### Request
Return the material exactly as supplied, apart from the pictures, which are omitted.

### Data provided
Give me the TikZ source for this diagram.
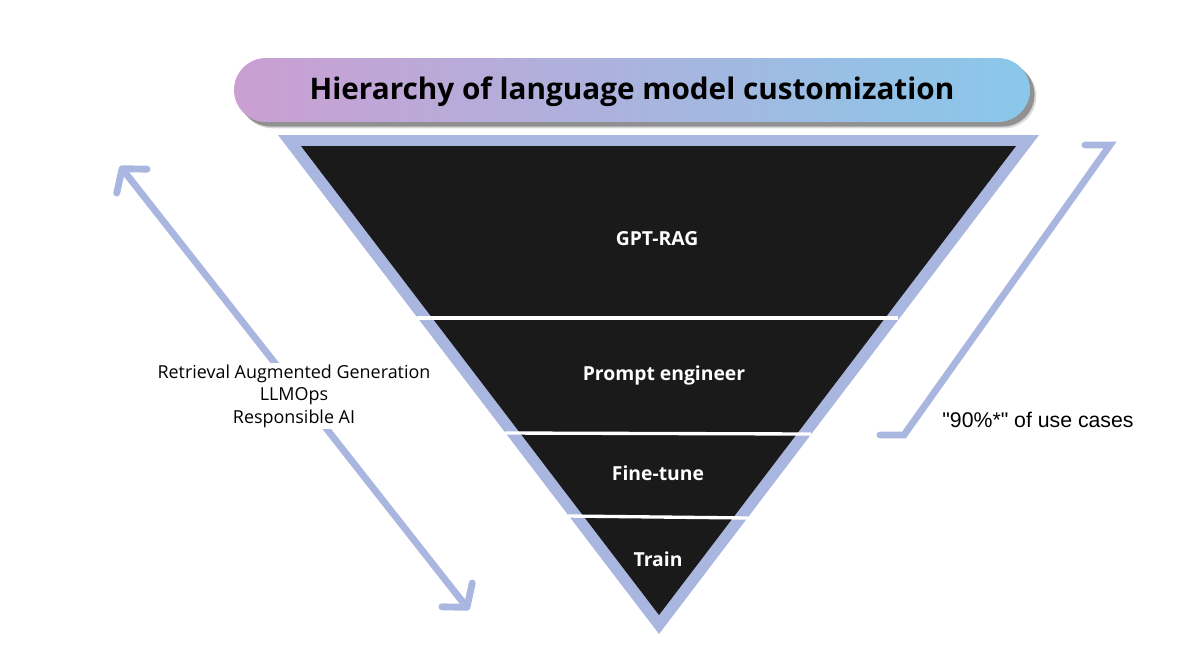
\documentclass[tikz,border=0pt]{standalone}
\usepackage{fontspec}
\setmainfont{Open Sans}
\newfontfamily\notefont{Liberation Sans}
\usetikzlibrary{arrows.meta,shadows}
\definecolor{rimblue}{HTML}{A9B6DF}
\definecolor{coneblack}{HTML}{1A1A1A}
\definecolor{pillpink}{HTML}{CB9FD2}
\definecolor{pillblue}{HTML}{89C8EA}
\tikzset{band/.style={text=white,font=\fontsize{11}{14}\selectfont\bfseries},
         divider/.style={draw=white,line width=1.9pt},
         pill/.style={rounded corners=18.2pt,minimum width=453pt,minimum height=36.4pt,inner sep=0pt,
                      left color=pillpink,right color=pillblue,
                      drop shadow={shadow xshift=3.6pt,shadow yshift=-3.6pt,fill=black!50,opacity=0.3},
                      drop shadow={shadow xshift=2.6pt,shadow yshift=-2.6pt,fill=black!55,opacity=0.7},
                      font=\fontsize{16.9}{22}\selectfont\bfseries},
         line/.style={draw=rimblue,line width=3.9pt,line cap=round},
         sidetext/.style={fill=white,align=center,inner xsep=2pt,inner ysep=1pt,font=\fontsize{10.2}{12.9}\selectfont}
}
\tikzstyle{barb} = [line,{Straight Barb[length=9pt,width=22pt,round]}-{Straight Barb[length=9pt,width=22pt,round]}]

\begin{document}
\begin{tikzpicture}[x=0.02cm,y=-0.02cm]
\useasboundingbox (0,0) rectangle (1199,657);

% cone
\fill[rimblue] (278,135)--(1039,135)--(659,634)--cycle;
\fill[coneblack] (301,146)--(1016,146)--(659,615)--cycle;
\coordinate (d1l) at (417,318);
\coordinate (d1r) at (898,318);
\coordinate (d2l) at (505,433);
\coordinate (d2r) at (811,434);
\coordinate (d3l) at (568,516);
\coordinate (d3r) at (748,518);
\draw[divider] (d1l)--(d1r);
\draw[divider] (d2l)--(d2r);
\draw[divider] (d3l)--(d3r);

\node[pill] (title) at (632,90) {\raisebox{-5.6pt}[0pt][0pt]{Hierarchy of language model customization}};

\node[band] (rag) at (657,239) {GPT-RAG};
\node[band] (prompt) at (664,375) {Prompt engineer};
\node[band] (tune) at (658,473) {Fine-tune};
\node[band] (train) at (658,559) {Train};

% left arrow
\coordinate (uptip) at (120,166);
\coordinate (downtip) at (469,610);
\draw[barb] (uptip)--(downtip);
\node[sidetext] (extras) at (294,396) {Retrieval Augmented Generation\\LLMOps\\Responsible AI};

% right bracket
\coordinate (ra) at (1085,145);
\coordinate (rb) at (1110,145);
\coordinate (rc) at (904,435);
\coordinate (rd) at (880,435);
\draw[line] (ra)--(rb)--(rc)--(rd);
\node[font=\notefont\fontsize{12.1}{14}\selectfont] (share) at (1038,420) {"90\%*" of use cases};

\end{tikzpicture}
\end{document}
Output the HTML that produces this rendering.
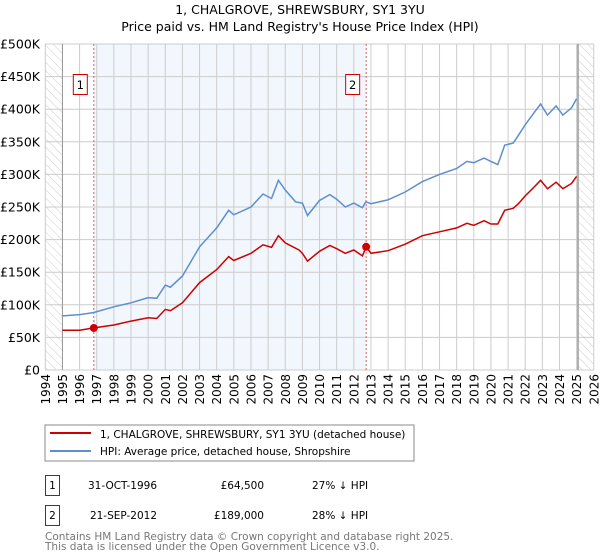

### Task answer
Give me the TikZ source for this diagram.
\documentclass[tikz,border=0pt]{standalone}
\usepackage{fontspec}
\setmainfont{Open Sans}
\newfontfamily\notefont{Liberation Sans}
\usetikzlibrary{arrows.meta,shadows}
\definecolor{rimblue}{HTML}{A9B6DF}
\definecolor{coneblack}{HTML}{1A1A1A}
\definecolor{pillpink}{HTML}{CB9FD2}
\definecolor{pillblue}{HTML}{89C8EA}
\tikzset{band/.style={text=white,font=\fontsize{11}{14}\selectfont\bfseries},
         divider/.style={draw=white,line width=1.9pt},
         pill/.style={rounded corners=18.2pt,minimum width=453pt,minimum height=36.4pt,inner sep=0pt,
                      left color=pillpink,right color=pillblue,
                      drop shadow={shadow xshift=3.6pt,shadow yshift=-3.6pt,fill=black!50,opacity=0.3},
                      drop shadow={shadow xshift=2.6pt,shadow yshift=-2.6pt,fill=black!55,opacity=0.7},
                      font=\fontsize{16.9}{22}\selectfont\bfseries},
         line/.style={draw=rimblue,line width=3.9pt,line cap=round},
         sidetext/.style={fill=white,align=center,inner xsep=2pt,inner ysep=1pt,font=\fontsize{10.2}{12.9}\selectfont}
}
\tikzstyle{barb} = [line,{Straight Barb[length=9pt,width=22pt,round]}-{Straight Barb[length=9pt,width=22pt,round]}]

\begin{document}
\begin{tikzpicture}[x=0.02cm,y=-0.02cm]
\useasboundingbox (0,0) rectangle (1199,657);

% cone
\fill[rimblue] (278,135)--(1039,135)--(659,634)--cycle;
\fill[coneblack] (301,146)--(1016,146)--(659,615)--cycle;
\coordinate (d1l) at (417,318);
\coordinate (d1r) at (898,318);
\coordinate (d2l) at (505,433);
\coordinate (d2r) at (811,434);
\coordinate (d3l) at (568,516);
\coordinate (d3r) at (748,518);
\draw[divider] (d1l)--(d1r);
\draw[divider] (d2l)--(d2r);
\draw[divider] (d3l)--(d3r);

\node[pill] (title) at (632,90) {\raisebox{-5.6pt}[0pt][0pt]{Hierarchy of language model customization}};

\node[band] (rag) at (657,239) {GPT-RAG};
\node[band] (prompt) at (664,375) {Prompt engineer};
\node[band] (tune) at (658,473) {Fine-tune};
\node[band] (train) at (658,559) {Train};

% left arrow
\coordinate (uptip) at (120,166);
\coordinate (downtip) at (469,610);
\draw[barb] (uptip)--(downtip);
\node[sidetext] (extras) at (294,396) {Retrieval Augmented Generation\\LLMOps\\Responsible AI};

% right bracket
\coordinate (ra) at (1085,145);
\coordinate (rb) at (1110,145);
\coordinate (rc) at (904,435);
\coordinate (rd) at (880,435);
\draw[line] (ra)--(rb)--(rc)--(rd);
\node[font=\notefont\fontsize{12.1}{14}\selectfont] (share) at (1038,420) {"90\%*" of use cases};

\end{tikzpicture}
\end{document}
Output the HTML that produces this rendering.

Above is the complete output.